(What you have to do) Retype only the lines running from the beginning of the entries below to the line with "return XR[0] +", both included. Do not include pictures.

(Code that draws figures)
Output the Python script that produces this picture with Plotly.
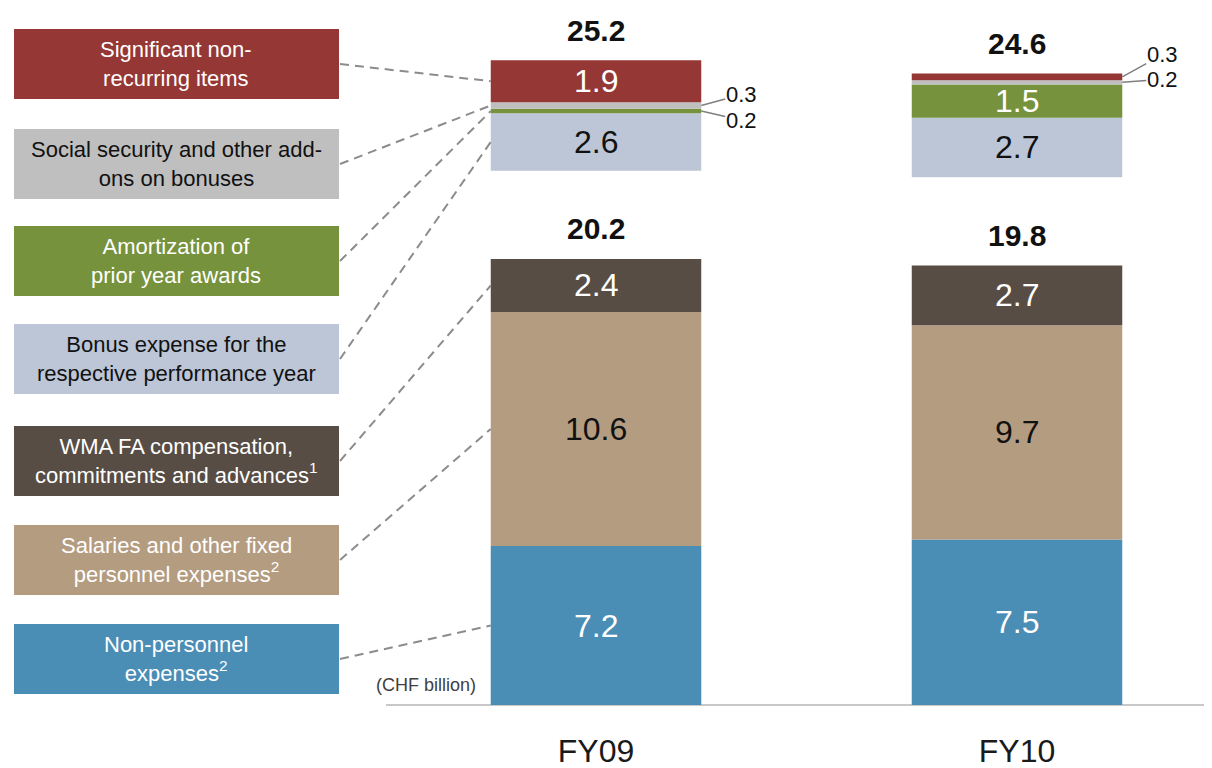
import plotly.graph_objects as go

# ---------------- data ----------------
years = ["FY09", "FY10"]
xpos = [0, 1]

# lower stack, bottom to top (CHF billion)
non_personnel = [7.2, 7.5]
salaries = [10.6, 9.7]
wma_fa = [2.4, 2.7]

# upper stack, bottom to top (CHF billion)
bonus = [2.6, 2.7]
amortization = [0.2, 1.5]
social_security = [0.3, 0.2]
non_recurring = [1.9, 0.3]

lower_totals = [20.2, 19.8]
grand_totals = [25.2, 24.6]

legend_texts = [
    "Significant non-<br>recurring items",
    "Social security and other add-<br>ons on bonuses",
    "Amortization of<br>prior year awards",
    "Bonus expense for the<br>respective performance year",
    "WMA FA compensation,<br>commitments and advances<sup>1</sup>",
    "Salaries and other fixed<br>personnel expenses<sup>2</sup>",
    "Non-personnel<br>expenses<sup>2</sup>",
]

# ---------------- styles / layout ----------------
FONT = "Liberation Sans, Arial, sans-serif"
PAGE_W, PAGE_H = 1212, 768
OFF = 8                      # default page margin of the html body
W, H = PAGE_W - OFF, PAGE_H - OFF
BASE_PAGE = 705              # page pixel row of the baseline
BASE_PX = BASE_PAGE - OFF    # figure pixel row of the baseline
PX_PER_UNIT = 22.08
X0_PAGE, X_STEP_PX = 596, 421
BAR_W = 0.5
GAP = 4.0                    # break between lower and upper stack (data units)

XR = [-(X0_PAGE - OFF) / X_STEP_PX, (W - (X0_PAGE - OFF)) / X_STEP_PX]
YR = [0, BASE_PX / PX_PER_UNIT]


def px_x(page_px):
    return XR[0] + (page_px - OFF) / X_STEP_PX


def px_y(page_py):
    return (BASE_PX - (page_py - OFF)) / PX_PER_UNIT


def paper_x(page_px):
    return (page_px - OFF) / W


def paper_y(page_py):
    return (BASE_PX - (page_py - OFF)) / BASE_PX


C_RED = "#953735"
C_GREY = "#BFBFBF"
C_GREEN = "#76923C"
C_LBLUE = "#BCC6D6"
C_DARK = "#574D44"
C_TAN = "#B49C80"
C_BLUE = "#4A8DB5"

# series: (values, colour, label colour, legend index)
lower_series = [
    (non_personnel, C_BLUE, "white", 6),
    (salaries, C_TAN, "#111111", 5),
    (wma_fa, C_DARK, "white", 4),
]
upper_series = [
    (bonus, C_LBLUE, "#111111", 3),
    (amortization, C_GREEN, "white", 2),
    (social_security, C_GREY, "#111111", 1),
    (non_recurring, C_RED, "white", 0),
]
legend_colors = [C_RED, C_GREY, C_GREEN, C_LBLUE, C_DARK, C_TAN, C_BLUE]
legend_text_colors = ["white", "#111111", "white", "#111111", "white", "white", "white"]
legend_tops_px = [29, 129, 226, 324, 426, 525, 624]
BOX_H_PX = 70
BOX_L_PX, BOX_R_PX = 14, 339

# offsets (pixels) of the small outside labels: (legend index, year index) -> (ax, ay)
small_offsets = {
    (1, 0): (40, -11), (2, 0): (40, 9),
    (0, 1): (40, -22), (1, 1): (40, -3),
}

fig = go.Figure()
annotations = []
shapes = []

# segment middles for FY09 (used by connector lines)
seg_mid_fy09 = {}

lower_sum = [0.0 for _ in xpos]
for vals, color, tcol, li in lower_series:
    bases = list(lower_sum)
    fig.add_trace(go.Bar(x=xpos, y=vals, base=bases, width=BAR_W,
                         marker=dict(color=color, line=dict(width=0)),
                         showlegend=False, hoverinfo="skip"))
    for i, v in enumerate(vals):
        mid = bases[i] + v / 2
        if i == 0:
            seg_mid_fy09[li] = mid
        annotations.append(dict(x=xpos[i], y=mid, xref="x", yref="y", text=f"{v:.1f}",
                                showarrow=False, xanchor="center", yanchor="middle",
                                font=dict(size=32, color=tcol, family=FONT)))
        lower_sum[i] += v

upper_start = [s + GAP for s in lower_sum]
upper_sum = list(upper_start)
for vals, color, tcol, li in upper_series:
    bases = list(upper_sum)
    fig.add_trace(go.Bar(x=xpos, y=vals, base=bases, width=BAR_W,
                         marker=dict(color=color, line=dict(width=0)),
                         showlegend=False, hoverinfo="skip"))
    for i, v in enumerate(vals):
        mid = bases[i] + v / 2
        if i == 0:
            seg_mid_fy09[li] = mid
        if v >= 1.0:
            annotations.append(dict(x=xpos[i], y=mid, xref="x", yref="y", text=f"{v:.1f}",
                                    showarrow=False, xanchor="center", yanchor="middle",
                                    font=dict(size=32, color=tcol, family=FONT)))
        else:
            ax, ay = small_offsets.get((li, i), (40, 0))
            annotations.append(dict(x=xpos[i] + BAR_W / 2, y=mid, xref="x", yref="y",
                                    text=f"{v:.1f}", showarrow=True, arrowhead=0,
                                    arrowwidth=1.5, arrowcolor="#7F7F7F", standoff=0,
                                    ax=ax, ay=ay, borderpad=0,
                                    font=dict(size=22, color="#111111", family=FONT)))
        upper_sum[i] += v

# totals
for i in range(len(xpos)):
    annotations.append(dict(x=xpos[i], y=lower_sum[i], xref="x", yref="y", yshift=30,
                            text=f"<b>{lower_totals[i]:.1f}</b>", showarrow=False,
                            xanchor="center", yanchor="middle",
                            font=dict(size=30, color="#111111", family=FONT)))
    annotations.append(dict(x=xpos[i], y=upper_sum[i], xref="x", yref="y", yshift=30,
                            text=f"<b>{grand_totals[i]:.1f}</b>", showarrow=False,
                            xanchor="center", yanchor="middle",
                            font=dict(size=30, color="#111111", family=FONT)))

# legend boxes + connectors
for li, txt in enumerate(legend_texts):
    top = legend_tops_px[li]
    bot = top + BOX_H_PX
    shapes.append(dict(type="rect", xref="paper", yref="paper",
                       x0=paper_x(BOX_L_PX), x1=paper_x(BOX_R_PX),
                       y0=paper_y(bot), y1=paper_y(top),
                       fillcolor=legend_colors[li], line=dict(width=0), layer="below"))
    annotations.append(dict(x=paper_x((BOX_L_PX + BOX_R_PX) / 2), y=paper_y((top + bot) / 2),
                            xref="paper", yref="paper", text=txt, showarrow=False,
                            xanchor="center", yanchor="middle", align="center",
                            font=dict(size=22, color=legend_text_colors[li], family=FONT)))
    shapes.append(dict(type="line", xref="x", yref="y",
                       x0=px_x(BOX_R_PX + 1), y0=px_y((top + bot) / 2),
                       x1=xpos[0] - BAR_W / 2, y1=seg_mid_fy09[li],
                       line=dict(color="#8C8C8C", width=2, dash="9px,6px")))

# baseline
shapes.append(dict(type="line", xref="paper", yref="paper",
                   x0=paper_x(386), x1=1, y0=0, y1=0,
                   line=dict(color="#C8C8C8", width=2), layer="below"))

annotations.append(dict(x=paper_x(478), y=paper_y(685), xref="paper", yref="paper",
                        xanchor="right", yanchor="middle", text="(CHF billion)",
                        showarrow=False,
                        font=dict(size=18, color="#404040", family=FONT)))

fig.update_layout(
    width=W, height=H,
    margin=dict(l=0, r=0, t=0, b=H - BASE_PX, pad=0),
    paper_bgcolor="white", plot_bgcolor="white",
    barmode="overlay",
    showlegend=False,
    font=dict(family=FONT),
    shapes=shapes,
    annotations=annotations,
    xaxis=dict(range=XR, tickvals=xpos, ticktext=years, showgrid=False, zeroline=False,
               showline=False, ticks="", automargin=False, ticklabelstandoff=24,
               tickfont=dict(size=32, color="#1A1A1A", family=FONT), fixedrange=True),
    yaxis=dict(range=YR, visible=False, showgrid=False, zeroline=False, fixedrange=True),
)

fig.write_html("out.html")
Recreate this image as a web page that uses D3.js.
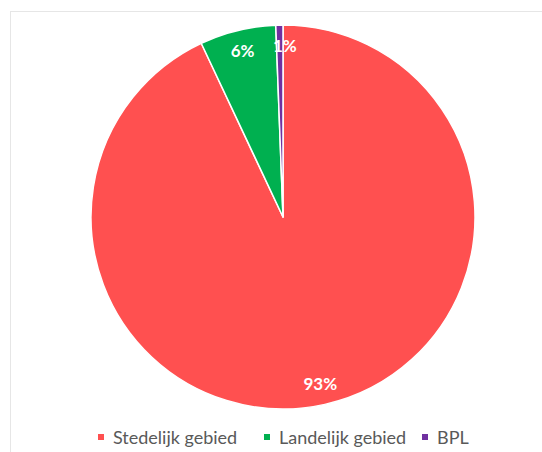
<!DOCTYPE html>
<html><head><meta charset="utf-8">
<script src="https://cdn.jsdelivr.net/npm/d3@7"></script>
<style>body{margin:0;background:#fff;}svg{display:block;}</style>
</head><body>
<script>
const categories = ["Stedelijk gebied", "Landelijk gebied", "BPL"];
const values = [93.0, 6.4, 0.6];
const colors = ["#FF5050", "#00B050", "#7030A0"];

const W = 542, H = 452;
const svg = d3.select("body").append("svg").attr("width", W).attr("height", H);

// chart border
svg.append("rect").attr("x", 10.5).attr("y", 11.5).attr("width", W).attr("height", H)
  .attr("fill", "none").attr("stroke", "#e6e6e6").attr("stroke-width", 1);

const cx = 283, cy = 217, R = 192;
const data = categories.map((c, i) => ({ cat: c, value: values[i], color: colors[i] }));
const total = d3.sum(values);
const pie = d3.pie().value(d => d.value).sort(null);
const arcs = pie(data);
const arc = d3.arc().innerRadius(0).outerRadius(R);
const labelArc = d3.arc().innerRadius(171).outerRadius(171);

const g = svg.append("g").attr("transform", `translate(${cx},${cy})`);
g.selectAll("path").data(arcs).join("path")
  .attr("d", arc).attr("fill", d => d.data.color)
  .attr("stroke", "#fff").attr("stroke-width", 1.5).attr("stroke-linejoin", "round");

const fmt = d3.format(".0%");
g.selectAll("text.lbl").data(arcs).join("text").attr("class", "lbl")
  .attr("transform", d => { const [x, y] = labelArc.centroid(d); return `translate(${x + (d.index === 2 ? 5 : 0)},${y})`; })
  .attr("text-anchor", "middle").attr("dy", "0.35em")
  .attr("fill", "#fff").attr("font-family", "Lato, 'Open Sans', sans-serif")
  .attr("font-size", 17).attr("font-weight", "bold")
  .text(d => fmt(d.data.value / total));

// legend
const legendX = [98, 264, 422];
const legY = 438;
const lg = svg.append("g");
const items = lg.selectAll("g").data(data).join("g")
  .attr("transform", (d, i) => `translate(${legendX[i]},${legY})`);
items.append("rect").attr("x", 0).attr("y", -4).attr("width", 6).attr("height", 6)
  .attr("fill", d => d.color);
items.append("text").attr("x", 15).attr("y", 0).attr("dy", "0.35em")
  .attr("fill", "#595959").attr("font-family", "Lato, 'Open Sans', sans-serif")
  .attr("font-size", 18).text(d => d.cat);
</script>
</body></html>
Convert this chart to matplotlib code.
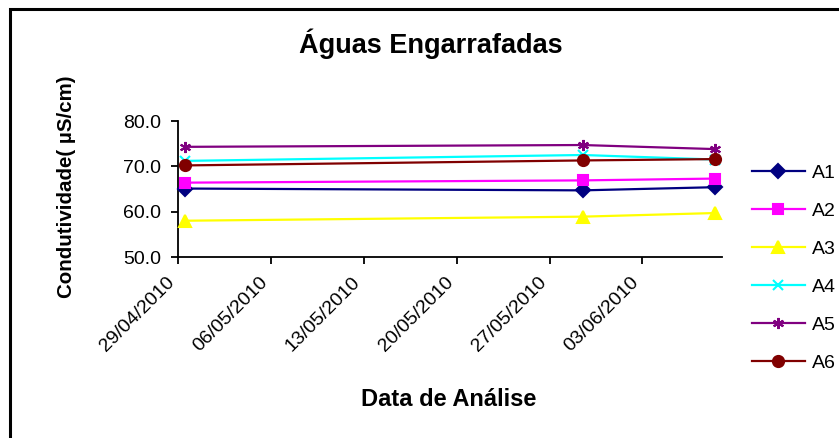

(Full answer)
Output the Python script that produces this picture with Plotly.
import plotly.graph_objects as go

# ---------------- data ----------------
years = ["FY09", "FY10"]
xpos = [0, 1]

# lower stack, bottom to top (CHF billion)
non_personnel = [7.2, 7.5]
salaries = [10.6, 9.7]
wma_fa = [2.4, 2.7]

# upper stack, bottom to top (CHF billion)
bonus = [2.6, 2.7]
amortization = [0.2, 1.5]
social_security = [0.3, 0.2]
non_recurring = [1.9, 0.3]

lower_totals = [20.2, 19.8]
grand_totals = [25.2, 24.6]

legend_texts = [
    "Significant non-<br>recurring items",
    "Social security and other add-<br>ons on bonuses",
    "Amortization of<br>prior year awards",
    "Bonus expense for the<br>respective performance year",
    "WMA FA compensation,<br>commitments and advances<sup>1</sup>",
    "Salaries and other fixed<br>personnel expenses<sup>2</sup>",
    "Non-personnel<br>expenses<sup>2</sup>",
]

# ---------------- styles / layout ----------------
FONT = "Liberation Sans, Arial, sans-serif"
PAGE_W, PAGE_H = 1212, 768
OFF = 8                      # default page margin of the html body
W, H = PAGE_W - OFF, PAGE_H - OFF
BASE_PAGE = 705              # page pixel row of the baseline
BASE_PX = BASE_PAGE - OFF    # figure pixel row of the baseline
PX_PER_UNIT = 22.08
X0_PAGE, X_STEP_PX = 596, 421
BAR_W = 0.5
GAP = 4.0                    # break between lower and upper stack (data units)

XR = [-(X0_PAGE - OFF) / X_STEP_PX, (W - (X0_PAGE - OFF)) / X_STEP_PX]
YR = [0, BASE_PX / PX_PER_UNIT]


def px_x(page_px):
    return XR[0] + (page_px - OFF) / X_STEP_PX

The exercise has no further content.